We were constantly entertained by the bird life that soared above and dove below the surface of the water, feeding amongst the abundance of fish. We gained even more appreciation for the creatures of the intertidal zone when we were invited to the Vancouver Island University Deep Bay Research Centre.
Scary times
Along with the moments of pure joy, there were experiences that weren’t so fun. For Lucy, it was getting pulled into an uncharted whirlpool and momentarily losing control of her kayak. Thankfully, with adrenalin and instinct, she came away safely, if not a little shaken. For Mathilde, nothing on the trip made her more scared than when a tugboat steamed towards us on autopilot, at an unforgiving speed, passing by only 15-20 metres behind us as we paddled hard to avoid it. We will also never forget our first night in Canada, where the tide came in under our tent at midnight, forcing us to wade across a river and climb the embankment to sleep on a lump of moss in the forest.
However, Mother Nature was looking after us when it came to facing our major milestones on the trip. We had a perfectly clear day crossing Stephens Passage, where the tides are strong and the cruise ships steam past. When we crossed both Dixon entrance and Cape Caution, it was so calm we could have done headstands in our boats. Our final challenges were the Dent and Yaculta Rapids. Timing was crucial at these rapids, as it is only possible to pass at slack, even for motor boats! However, we were happy to have clear days and well-timed crossings as we passed through these as well. Each of these milestones had been on our minds for more than a year, and we celebrated every time we passed safely, for even with great weather, they were major achievements for us.
Marine debris
Apart from our first week in Glacier Bay, we saw marine debris at every single beach we camped at and on many of the shores we passed. We had expected to find less marine debris than we did, as we thought it would not have been pushed into the protected waters of the Inside Passage and instead would be collected on the west coast of the islands. The unfortunate reality is that much of the debris we were finding was from local towns and the large majority of trash was related to recreational and commercial fishery activities.

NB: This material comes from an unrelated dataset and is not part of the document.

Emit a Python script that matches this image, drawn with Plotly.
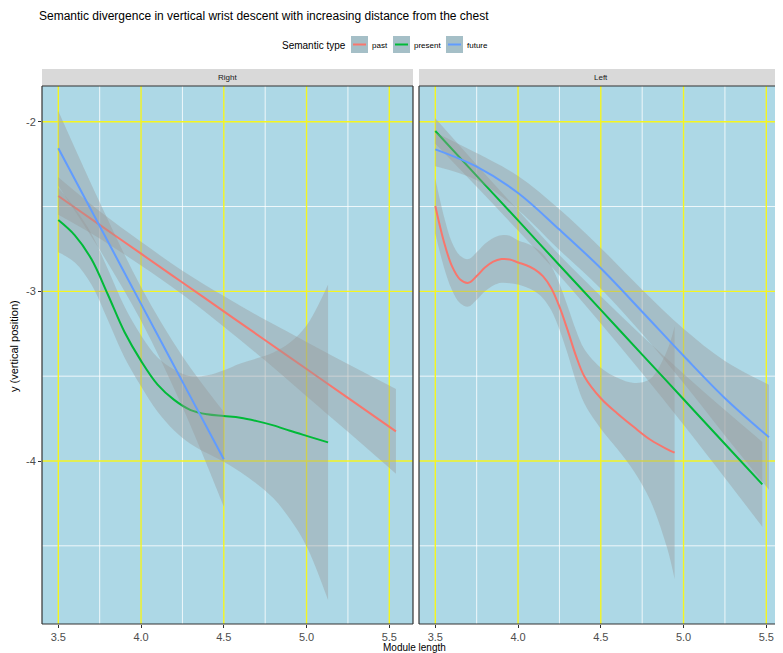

This included fishing and mooring buoys, ghost nets, ropes, fishing line, strapping band, tags and motor oil.In addition, we found the usual culprits; plastic bottles, soft and hard plastic remnants and household items. Some bottles had floated all the way from Asia, and were the same brands we find on our beaches back home. A great reminder that our oceans are all interconnected. We were blown away by the amount of styrofoam littering the shores, some pieces as large as trees and others smaller than a peanut.
Finishing it all
Kayaking into Cadboro Bay in Victoria, 2,042km south of where we started three months prior, was a mix of emotions for both of us. We were both happy and sad to finish our expedition and couldn’t believe it was already over. We were met with great enthusiasm by a group of friends and family at the finish line, who had also convinced 100 or so beachgoers to cheer us onto the beach! It was a humbling end to an incredible journey.
Now it’s time to continue with the next chapter of our lives, but our minds and hearts are already filled with the dreams of another adventure on the horizon.